Saddle-To-Saddle Dynamics in Deep ReLU Networks: Low-Rank Bias in the First Saddle Escape
Ioannis Bantzis, James B. Simon, Arthur Jacot
TL;DR
The paper addresses how gradient descent escapes the origin saddle in deep ReLU networks initialized with small weights, introducing escape directions and the concept of Saddle-to-Saddle dynamics. It develops a gradient-flow framework for homogeneous losses, proving that the optimal escape directions exhibit a strong depth-dependent low-rank bias, with deeper layers becoming nearly rank-1 and more linear, and that the optimal escape speed increases with depth. The work also connects these findings to Bottleneck Rank (BN-rank) ideas, showing a half-bottleneck structure in the first escape and providing MNIST experiments that corroborate the low-rank tendency in later layers, plus a counterexample illustrating that exact rank-1 escapes are not always optimal. The results offer a first step toward a rigorous Saddle-to-Saddle theory in deep ReLU networks and motivate a BN-rank incremental learning view of progressive sparsity and feature learning in deep nets.
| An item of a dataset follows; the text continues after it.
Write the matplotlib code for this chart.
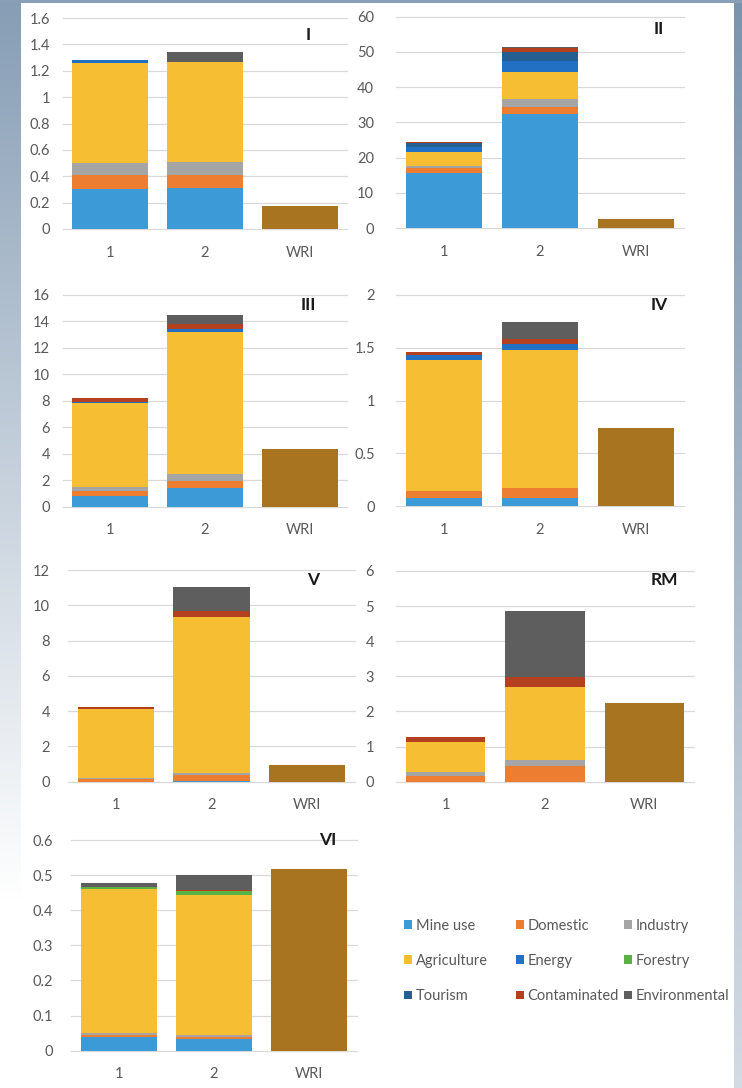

Overall, the work links initialization scale, depth, and low-rank structure to the trajectory of GD through a sequence of saddles, suggesting practical implications for understanding and guiding deep network training dynamics.
Abstract
When a deep ReLU network is initialized with small weights, GD is at first dominated by the saddle at the origin in parameter space. We study the so-called escape directions, which play a similar role as the eigenvectors of the Hessian for strict saddles. We show that the optimal escape direction features a low-rank bias in its deeper layers: the first singular value of the $\ell$-th layer weight matrix is at least $\ell^{\frac{1}{4}}$ larger than any other singular value. We also prove a number of related results about these escape directions. We argue that this result is a first step in proving Saddle-to-Saddle dynamics in deep ReLU networks, where GD visits a sequence of saddles with increasing bottleneck rank.